Average resale prices for Blue Jays World Series games 6/7 approached ~$3,000, prompting Ontario to hint at re-examining a repealed ticket-price cap and Quebec to table Bill 10. The piece argues caps would worsen outcomes: ~80% of major venues sell via Live Nation/Ticketmaster (raising competition concerns), Live Nation recently settled a US$200m DOJ antitrust case, and CEBR estimates a face-value cap could cost the UK economy £183m (~$333m) by reducing resales and increasing empty seats; studies also link caps to higher fraud rates (e.g., Ireland concerts 14.1%).

Analysis

Regulatory moves that restrict secondary pricing are not neutral — they reallocate economic surplus away from marginal attendees and third‑party sellers into the hands of the dominant primary gatekeepers and the ancillary ecosystem that benefits from higher, captive demand.

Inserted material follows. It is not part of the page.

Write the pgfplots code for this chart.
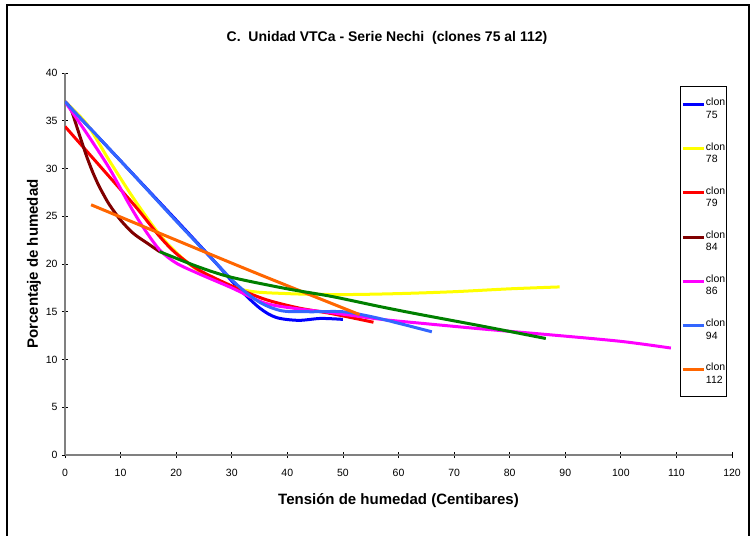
\documentclass[border=0pt]{standalone}
\usepackage{pgfplots}
\pgfplotsset{compat=1.18}
\usepackage{fontspec}
\setmainfont{Liberation Sans}
\definecolor{cBlue}{RGB}{0,0,255}
\definecolor{cYellow}{RGB}{255,255,0}
\definecolor{cRed}{RGB}{255,0,0}
\definecolor{cBrown}{RGB}{128,0,0}
\definecolor{cMag}{RGB}{255,0,255}
\definecolor{cLBlue}{RGB}{51,102,255}
\definecolor{cOrange}{RGB}{255,102,0}
\definecolor{cGreen}{RGB}{0,128,0}
\definecolor{axgray}{RGB}{128,128,128}
\begin{document}
\begin{tikzpicture}
\path[use as bounding box] (0pt,0pt) rectangle (751pt,535pt);
\draw[line width=2pt] (7pt,-10pt) -- (7pt,530pt) -- (749pt,530pt) -- (749pt,-10pt);
\node[font=\bfseries\fontsize{14}{16}\selectfont] at (387pt,497pt) {C.\ \ Unidad VTCa - Serie Nechi\ \ (clones 75 al 112)};
\begin{axis}[
  at={(65pt,80pt)}, anchor=south west,
  width=667pt, height=382pt, scale only axis,
  xmin=0, xmax=120, ymin=0, ymax=40,
  xtick={0,10,...,120}, ytick={0,5,...,40},
  axis lines*=left,
  axis line style={axgray, line width=1.2pt},
  tick style={black, line width=0.8pt},
  tick align=center, major tick length=6pt,
  ticklabel style={font=\fontsize{10.5}{12}\selectfont},
  xticklabel style={yshift=-8pt},
  yticklabel style={xshift=-1pt},
  /pgf/number format/assume math mode=true,
  xlabel={Tensión de humedad (Centibares)},
  ylabel={Porcentaje de humedad},
  label style={font=\bfseries\fontsize{15}{17}\selectfont},
  xlabel style={yshift=-10pt},
  ylabel style={yshift=-2pt},
  legend style={at={(0.922,0.965)}, anchor=north west, draw=black, line width=1pt,
    font=\fontsize{10.5}{12.5}\selectfont, cells={align=left, anchor=west},
    nodes={inner sep=0.5pt},
    row sep=21.5pt, inner xsep=1pt, inner ysep=11pt},
  legend image code/.code={\draw[#1] (0pt,4.5pt) -- (21pt,4.5pt);},
  every axis plot/.append style={line width=3pt, smooth},
]
\addplot[cBlue] coordinates {(0,37) (10,30.8) (20,24.6) (27,20.2) (31,17.6) (35,15.4) (38,14.4) (42,14.1) (46,14.3) (50,14.2)};
\addlegendentry{clon\\75}
\addplot[cYellow] coordinates {(0,37) (4,34.6) (8,30.8) (13,26.3) (18,22.4) (24,19.3) (32,17.3) (40,16.9) (50,16.8) (60,16.9) (70,17.1) (80,17.4) (89,17.6)};
\addlegendentry{clon\\78}
\addplot[cRed] coordinates {(0,34.4) (5,31.1) (10,27.8) (13,25.8) (17,22.9) (20,21.1) (24,19.4) (30,17.7) (36,16.3) (42,15.4) (48,14.8) (55.5,13.9)};
\addlegendentry{clon\\79}
\addplot[cBrown] coordinates {(0,37) (1,36.3) (2,34.6) (3,32.8) (4,31.1) (5,29.6) (6,28.3) (7,27.2) (8,26.2) (10,24.6) (12.3,23.2) (15,22.1) (17,21.3)};
\addlegendentry{clon\\84}
\addplot[cMag] coordinates {(0,37) (4,33.6) (8,30) (11.4,26.4) (14,23.9) (17,21.5) (20,20.1) (24,19) (30,17.5) (36,15.9) (42,15.3) (48,14.9) (57,14.2) (64,13.8) (75,13.2) (87,12.6) (100,11.9) (109,11.2)};
\addlegendentry{clon\\86}
\addplot[cLBlue] coordinates {(0,37) (10,30.8) (20,24.5) (27,20.2) (31,17.8) (35,16) (39,15.1) (44,15) (50,15) (55,14.5) (60,13.8) (66,12.9)};
\addlegendentry{clon\\94}
\addplot[cOrange] coordinates {(4.7,26.2) (20,22.5) (35,18.9) (53,14.7)};
\addlegendentry{clon\\112}
\addplot[cGreen, forget plot] coordinates {(17,21.3) (24,19.7) (30,18.6) (40,17.4) (48,16.6) (57,15.5) (64,14.7) (75,13.5) (86.5,12.2)};
\end{axis}
\end{tikzpicture}
\end{document}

That reallocation amplifies incumbents’ pricing power for primary tickets, concessions and hospitality packages, while simultaneously shrinking the arbitrage margin that motivates resellers to list inventory, increasing the probability of empty seats and lower onsite spend. Enforcement difficulty is the key transmission mechanism: poorly designed caps create friction that drives transactions off regulated platforms into social channels and private transfers, raising fraud, chargeback and reputational costs for venues and local tourism suppliers. Watchable near‑term catalysts are provincial/municipal legislative calendars (weeks–months), major event calendars (World Cup windows in the coming months) and any antitrust filings or settlements that alter the incumbents’ default legal risk (quarters). A single high‑profile fraud/consumer loss episode during a marquee event materially raises the probability of blunt regulation. The most actionable structural consequence is that travel and payments capture most of the upside from ticketing friction even if consumer welfare declines: hotels, airlines and payment processors see idiosyncratic lift from captive demand flows and fewer cancelled trips. Conversely, niche resale platforms and local independent promoters lose optionality if resale margins are compressed. Positioning should therefore express asymmetric exposure to incumbents and the travel/payments stack while explicitly hedging the non‑zero tail of sharp antitrust intervention or breakup outcomes by regulators over 12–36 months.